The 1992 Fourth Republican Constitution of Ghana brought to an end more than a decade of military rule under the Provisional National Defence Council (PNDC) administration of Flt. Lt. J.J. Rawlings.

The constitution was drafted after a comprehensive nationwide consultation exercise carried out by a Consultative Assembly under the chairmanship of the Paga Chiana – Pio, Pe Rowland Ayigitam II.

The constitution was then approved by Ghanaians in a referendum in April 1992. It, however, came into force on 7th January 1993 with the swearing into office of the National Democratic Congress administration of President J.J. Rawlings.

The 1992 constitution of Ghana provides for an executive president who can appoint his ministers from both parliament and outside parliament.

Thus the constitution can be described as a hybrid of both the American presidential and the British parliamentary systems. The only condition is that the president is mandated to appoint majority (sixty per cent) of his ministers from parliament.

Let’s now look at the procedure for appointing a minister of state under the 1992 constitution of Ghana.

1. The president must nominate the person to be appointed as a minister. In the process of exercising this power, the president must satisfy the demands of regional and gender balance.

Also, the nominee must be a citizen of Ghana who has attained the minimum age of twenty-one and must be a registered voter

2. An individual nominated by the president to become a minister of state must go through a process of vetting in parliament in order to be approved by the people’s representatives.

The vetting process is intended to access the suitability of the nominee for the position for which he or she has been nominated.

Members of the public are requested by the Appointments Committee of Parliament to submit memoranda in respect of the nominee’s qualification, conduct, etc. to assist the committee do its work effectively.

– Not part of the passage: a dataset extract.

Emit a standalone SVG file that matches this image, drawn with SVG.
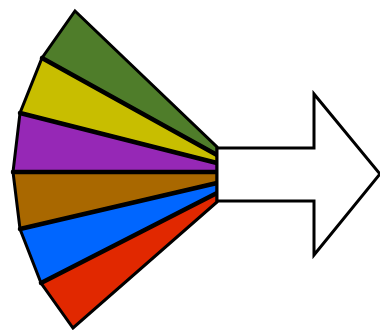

4. Where there are no adverse findings in respect of the nominee during the vetting process, parliament proceeds to a process of voting by consensus to approve the nominee.

On the other hand, however, if the nominee is found to have committed any act that may compromise his position as a minister, the entire house may vote on whether to approve or reject him.

The nominee could, however, scrape through by majority decision based on the numerical strength of the president’s party in parliament.

5. The process is concluded by a swearing-in ceremony conducted by the president.

The approved nominee swears an oath of allegiance and secrecy to the president after which he or she is issued with an appointment letter.

The president reserves the right to revoke this appointment anytime when the nominee is found to be incompetent, corrupt, morally bankrupt or unable to continue carrying out his or her responsibilities.